Eine weitere randomisierte Untersuchung zeigt nun, dass auch die Therapietreue schlechter ist, wenn Patienten statt des Originals ein billigeres Generikum erhalten – oder ihnen das zumindest suggeriert wird (Eur J Public Health 2018, online 8. September).
Informationen zum Preis
In der Untersuchung hatten 101 Patienten nach einem dentalchirugischen Eingriff für sieben Tage einmal täglich Tramadol 50 mg verordnet bekommen. Allen Studienteilnehmern war dazu eine Box mit den Originaltabletten ausgehändigt worden; die Box trug aber nur bei 51 Patienten das korrekte Etikett, bei den übrigen 50 war sie mit dem Etikett eines Generikums versehen.
Die Patienten waren außerdem über den Preis des Original- beziehungsweise des Nachahmerpräparats informiert worden. Das Therapieverhalten wurde telefonisch nach einem, vier und sieben Tagen abgefragt.
Von den Patienten mit dem Generikum-Label beendeten 54 Prozent die Therapie vor Tag sieben, mit dem Original-Label waren es nur 33 Prozent. Unterschiede bei Dauer und Ausmaß der Operation sowie Alter, Geschlecht oder Bildung konnten diese Differenz nicht erklären.
In der Generikumgruppe griffen außerdem 26 Prozent der Patienten zusätzlich zu weiteren Schmerzmitteln, in der Originalgruppe tat das keiner (Bei den zusätzlich eingenommenen Mitteln handelte es sich ausschließlich um solche mit schwächerer analgetischer Wirkung).
Die Patienten mit dem Generikum berichteten außerdem über stärkere Schmerzen und schätzten die Effektivität ihrer Tabletten signifikant geringer ein als die Originalgruppe; sie waren dementsprechend weniger geneigt, ihre Schmerztherapie weiterzuempfehlen.

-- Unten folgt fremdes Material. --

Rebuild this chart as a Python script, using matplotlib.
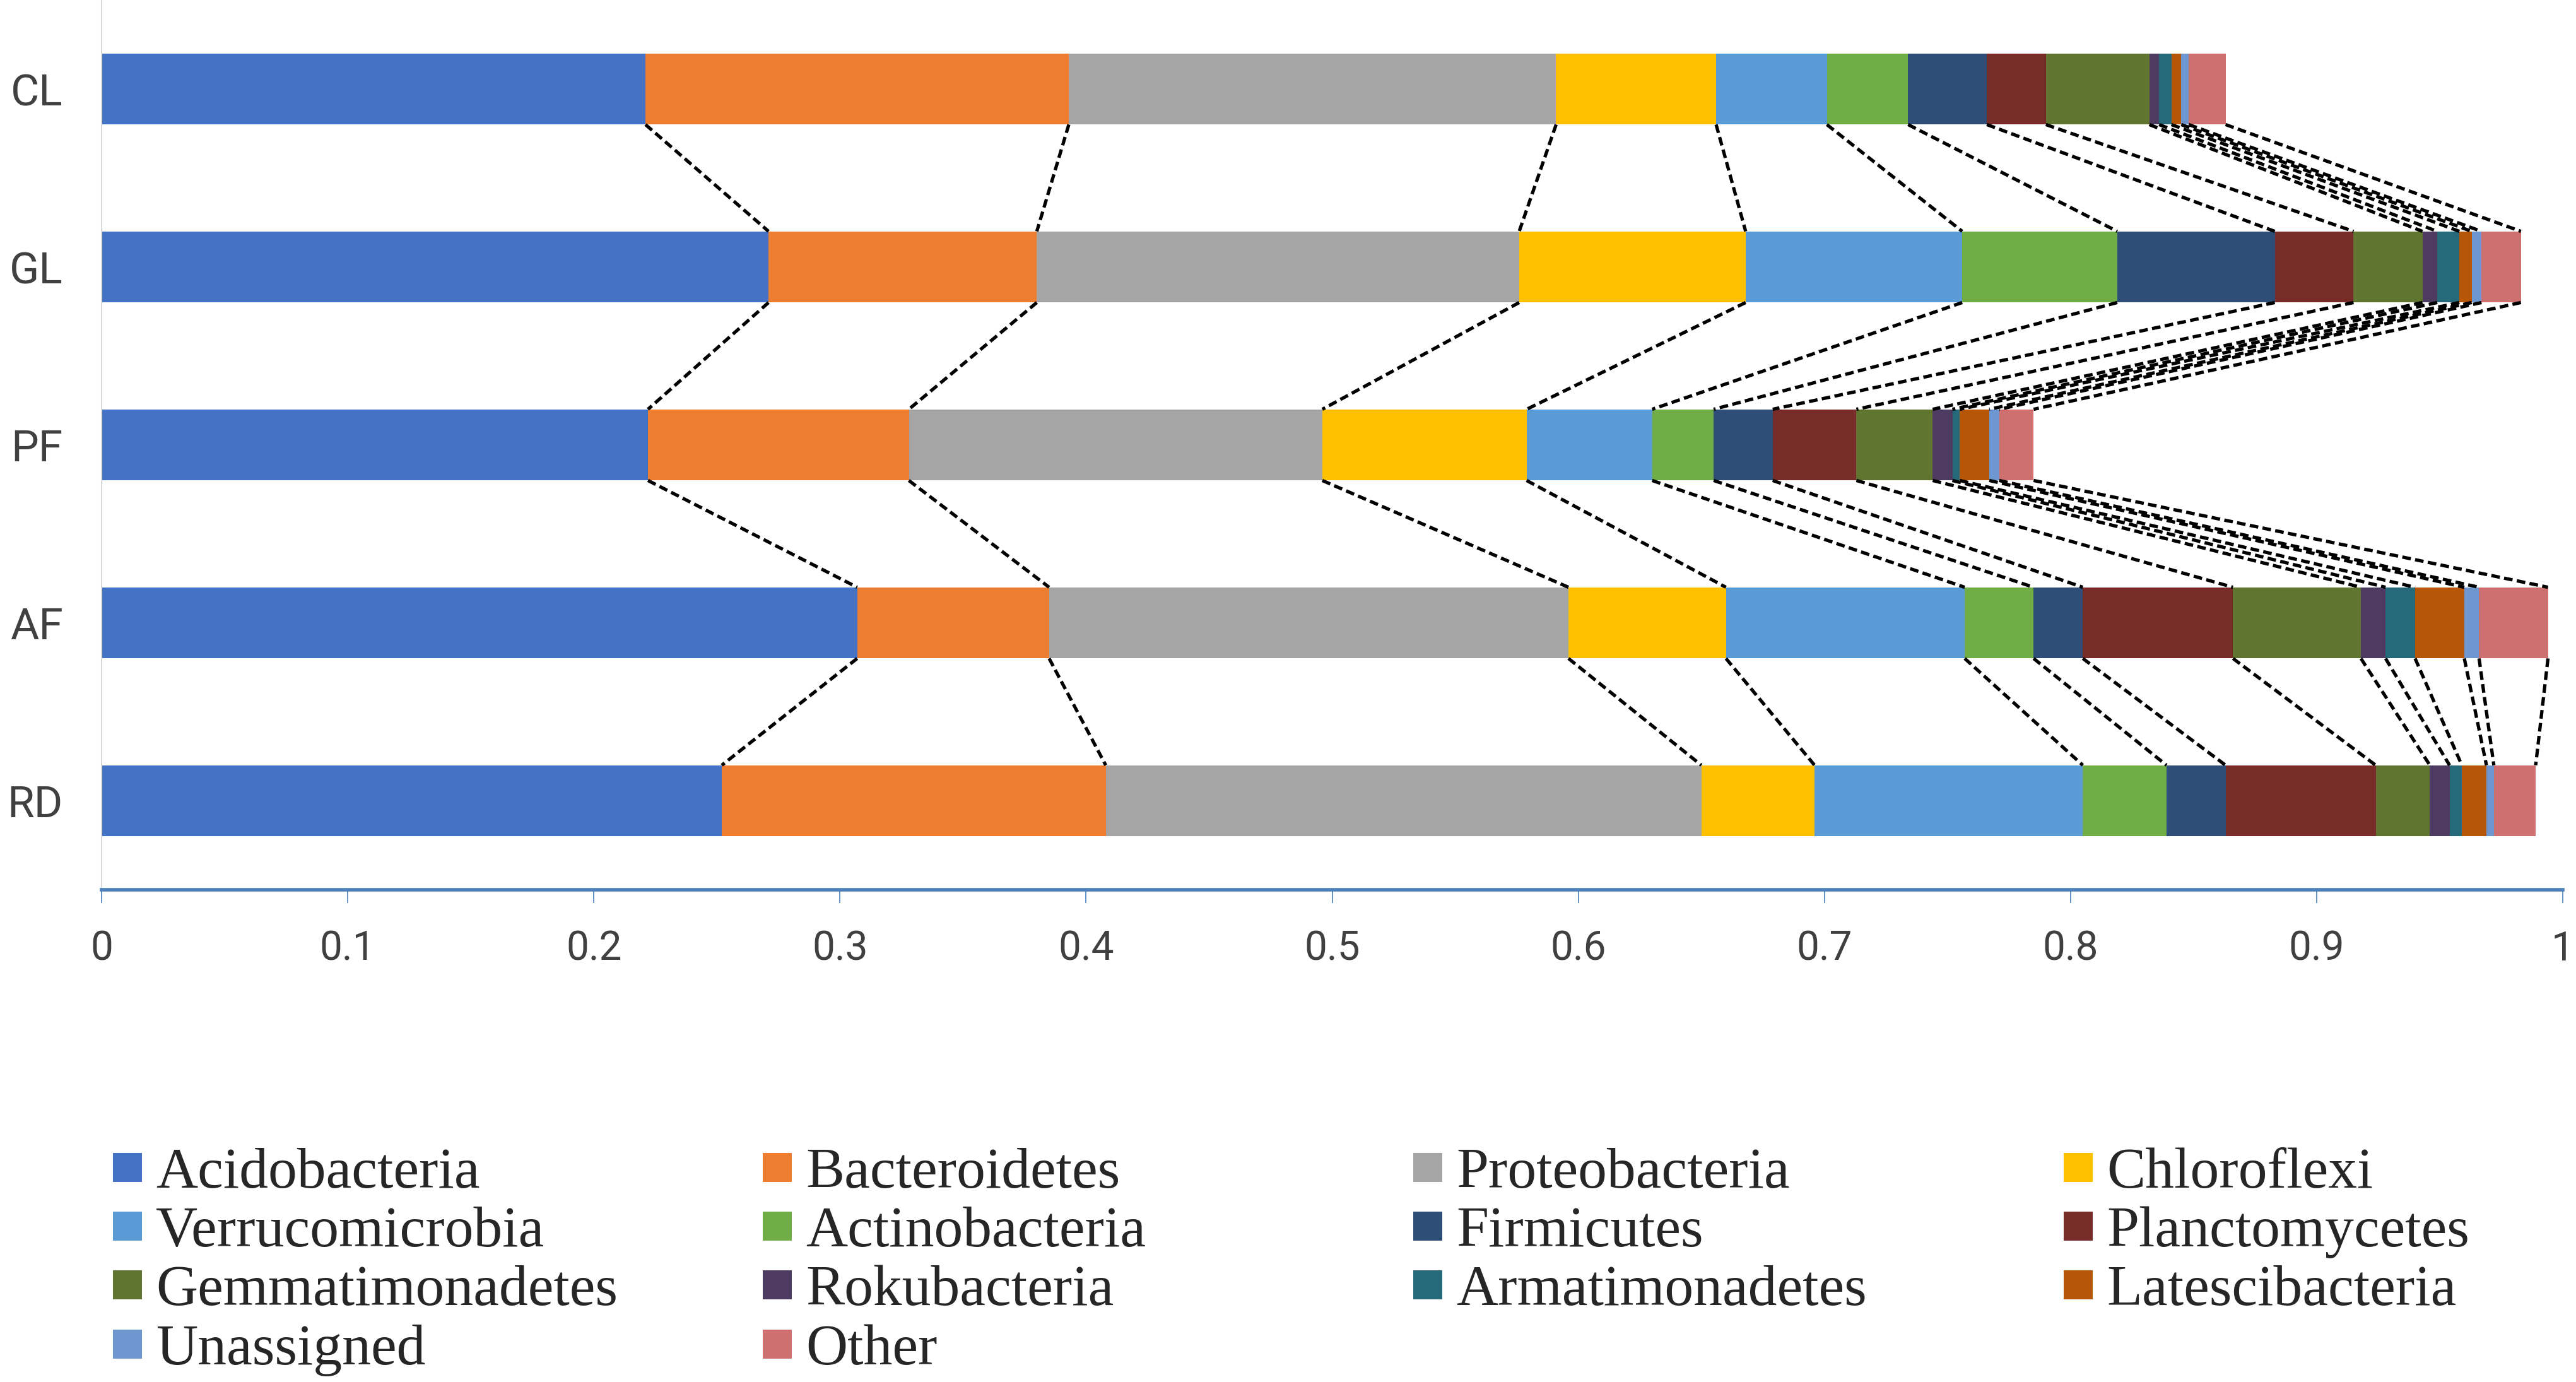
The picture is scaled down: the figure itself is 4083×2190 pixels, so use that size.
#!/usr/bin/env python3
"""Stacked horizontal bars of phylum relative abundance per site,
with dashed series lines joining the cumulative boundaries of neighbouring bars."""
import numpy as np
import matplotlib
matplotlib.use("Agg")
import matplotlib.pyplot as plt
from matplotlib.patches import Rectangle

sites = ["CL", "GL", "PF", "AF", "RD"]
phyla = ["Acidobacteria", "Bacteroidetes", "Proteobacteria", "Chloroflexi",
         "Verrucomicrobia", "Actinobacteria", "Firmicutes", "Planctomycetes",
         "Gemmatimonadetes", "Rokubacteria", "Armatimonadetes", "Latescibacteria",
         "Unassigned", "Other"]
colors = ["#4472c4", "#ed7d31", "#a5a5a5", "#ffc000", "#5b9bd5", "#70ad47",
          "#2e4e78", "#772c2a", "#5f7530", "#4d3b62", "#25697b", "#b65708",
          "#6f97cf", "#ce7070"]

# relative abundance, one list per phylum, in site order CL, GL, PF, AF, RD
acido = [0.221, 0.271, 0.222, 0.307, 0.252]
bacter = [0.172, 0.109, 0.106, 0.078, 0.156]
proteo = [0.198, 0.196, 0.168, 0.211, 0.242]
chloro = [0.065, 0.092, 0.083, 0.064, 0.046]
verruco = [0.045, 0.088, 0.051, 0.097, 0.109]
actino = [0.033, 0.063, 0.025, 0.028, 0.034]
firmi = [0.032, 0.064, 0.024, 0.020, 0.024]
plancto = [0.024, 0.032, 0.034, 0.061, 0.061]
gemma = [0.042, 0.028, 0.031, 0.052, 0.022]
roku = [0.004, 0.006, 0.008, 0.010, 0.008]
armat = [0.005, 0.009, 0.003, 0.012, 0.005]
latesci = [0.004, 0.005, 0.012, 0.020, 0.010]
unassigned = [0.003, 0.004, 0.004, 0.006, 0.003]
other = [0.015, 0.016, 0.014, 0.028, 0.017]
series = [acido, bacter, proteo, chloro, verruco, actino, firmi, plancto,
          gemma, roku, armat, latesci, unassigned, other]
xticks = [0, 0.1, 0.2, 0.3, 0.4, 0.5, 0.6, 0.7, 0.8, 0.9, 1]
xticklabels = ["0", "0.1", "0.2", "0.3", "0.4", "0.5", "0.6", "0.7", "0.8", "0.9", "1"]

W, H = 4083, 2190
fig = plt.figure(figsize=(W / 100, H / 100), dpi=100)
ax = fig.add_axes([161 / W, 1 - 1410 / H, (4062 - 161) / W, 1410 / H])

ypos = np.arange(len(sites))[::-1]  # CL on top
bar_h = 0.4
vals = np.array(series)
left = np.zeros(len(sites))
for v, c in zip(vals, colors):
    ax.barh(ypos, v, height=bar_h, left=left, color=c, edgecolor="none", zorder=2)
    left = left + v

# series lines between consecutive bars
cum = np.cumsum(vals, axis=0)
for k in range(cum.shape[0]):
    for i in range(len(sites) - 1):
        ax.plot([cum[k, i], cum[k, i + 1]],
                [ypos[i] - bar_h / 2, ypos[i + 1] + bar_h / 2],
                color="black", lw=3.8, ls=(0, (2.6, 1.3)), zorder=3,
                dash_capstyle="butt")

ax.set_xlim(0, 1)
ax.set_ylim(-0.5, len(sites) - 0.5)
ax.set_xticks(xticks)
ax.set_xticklabels(xticklabels, fontsize=46, family="Roboto", color="#404040")
ax.set_yticks(ypos)
ax.set_yticklabels(sites, fontsize=50, family="Roboto", color="#404040")
ax.tick_params(axis="x", length=15, width=1.2, color="#4a7ebb", pad=30, direction="out")
ax.tick_params(axis="y", length=0, pad=44)

for s in ["top", "right"]:
    ax.spines[s].set_visible(False)
ax.spines["bottom"].set_color("#4a7ebb")
ax.spines["bottom"].set_linewidth(4)
ax.spines["left"].set_color("#d9d9d9")
ax.spines["left"].set_linewidth(1.5)

# legend, four columns in Excel order
col_x = [179, 1209, 2240, 3271]
row_y = [1850, 1943, 2036, 2130]
sq = 46
for idx, (name, c) in enumerate(zip(phyla, colors)):
    r, col = divmod(idx, 4)
    x0, yc = col_x[col], row_y[r]
    fig.add_artist(Rectangle((x0 / W, 1 - (yc + sq / 2) / H), sq / W, sq / H,
                             transform=fig.transFigure, facecolor=c, edgecolor="none"))
    fig.text((x0 + 68) / W, 1 - yc / H, name, fontsize=66, family="Liberation Serif",
             color="#262626", va="center_baseline", ha="left")

fig.savefig("out.png", dpi=100, facecolor="white")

Unbewusste Effekte am Werk
Die beobachteten Effekte sind umso erstaunlicher, als in einer Befragung vor der Operation über 90 Prozent der Studienteilnehmer die Qualität von Original- und generischen Medikamenten als gleich bewertet hatten. Die Studienautoren um Rafael Goldszmidt aus Rio de Janeiro vermuten, dass hier unbewusste Effekte am Werk waren, die durch die Information über den Preis noch verstärkt wurden.
Dass umgekehrt eine besondere Bindung an das Original ausschlaggebend war, halten die Forscher für wenig wahrscheinlich, weil das rezeptpflichtige Medikament den meisten Patienten nicht bekannt gewesen sein dürfte.
Weniger Vorurteile in Deutschland?
Auch wenn in Deutschland, wo sehr viel mehr Generika verordnet werden als in Brasilien, die Wahrnehmung eventuell weniger von Vorurteilen belastet ist, kann die Studie eine Warnung sein, solche unerwünschten Effekte bei der Verordnung von Generika im Blick zu haben und gegebenenfalls mit dem Patienten zu besprechen.